Disabling the middleware would not prevent offsite requests from being filtered and might generally lead in other domains from being crawled completely, unless allowed_domains is set in the spider.

This middleware relies on TrackSeedsSpiderMiddleware to set the “seed” and “is_seed_request” values in Request.meta. Ensure that such middleware is active and sets the said values before this middleware processes the spiders outputs.

Note

If a seed URL gets redirected to a different domain, both the domain from the original request and the domain from the redirected response will be used as references.

If the seed URL is https://books.toscrape.com, all subsequent requests to books.toscrape.com and its subdomains are allowed, but requests to toscrape.com are not. Conversely, if the seed URL is https://toscrape.com, requests to both toscrape.com and books.toscrape.com are allowed.

class zyte_spider_templates.OnlyFeedsMiddleware(crawler: Crawler)[source]: This middleware helps control whether the spider should discover all links on the webpage or extract links from RSS/Atom feeds only.

class zyte_spider_templates.TrackSeedsSpiderMiddleware(crawler: Crawler)[source]

class zyte_spider_templates.IncrementalCrawlMiddleware(crawler: Crawler)[source]

Downloader middleware to skip items seen in previous crawls.
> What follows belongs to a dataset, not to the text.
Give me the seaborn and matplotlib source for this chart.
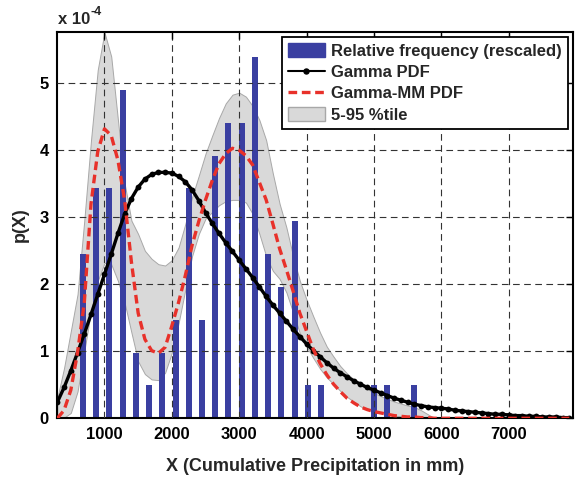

To enable this middleware, set the INCREMENTAL_CRAWL_ENABLED setting to True.

This middleware keeps a record of URLs of crawled items in the Zyte Scrapy Cloud collection specified in the INCREMENTAL_CRAWL_COLLECTION_NAME setting, and skips items, responses and requests with matching URLs.

Use INCREMENTAL_CRAWL_BATCH_SIZE to fine-tune interactions with the collection for performance.